Some comments on what I noticed. Probably best if somebody else has a look as well.

lib/Target/AMDGPU/VOP1Instructions.td
84–85 ↗(On Diff #109666)

Duplicate setting of Constraints/DisableEncoding.

lib/Target/AMDGPU/VOP2Instructions.td
105–106 ↗(On Diff #109666)

Duplicate setting of Constraints/DisableEncoding.

lib/Target/AMDGPU/VOPInstructions.td
451–452 ↗(On Diff #109666)

Both here and in VOP_SDWA_Real, it looks like there are duplicated pairs of let Constraints/DisableEncoding lines. One of those pairs should be removed.

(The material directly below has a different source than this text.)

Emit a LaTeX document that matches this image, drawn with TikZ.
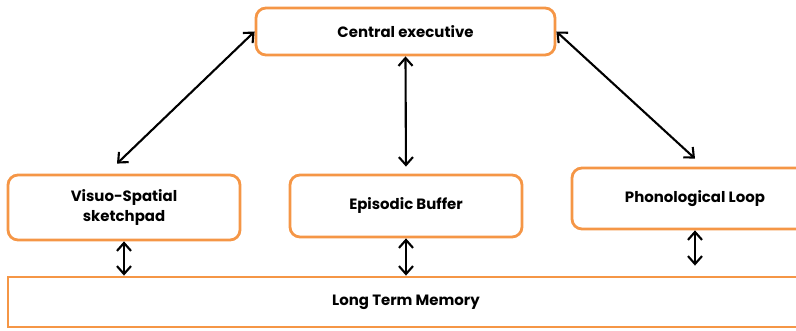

cwabbott added inline comments.Aug 4 2017, 8:48 AM
lib/Target/AMDGPU/VOPInstructions.td
451–452 ↗(On Diff #109666)

These duplicates already exist in master now, and removing them would be unrelated to the current change, so I thought I'd keep them for now -- I can make a separate change that removes them.

cwabbott updated this revision to Diff 109779.Aug 4 2017, 10:54 AM

Remove spurious change to AMDGPUAsmParser.cpp

It looks like Sam has worked a lot on the assembler, including adding support for DPP instructions, so I'm adding him for the assembler bits. I'd like to get this in before I leave next week, though.

SamWot accepted this revision.Aug 5 2017, 12:57 AM
This revision was automatically updated to reflect the committed changes.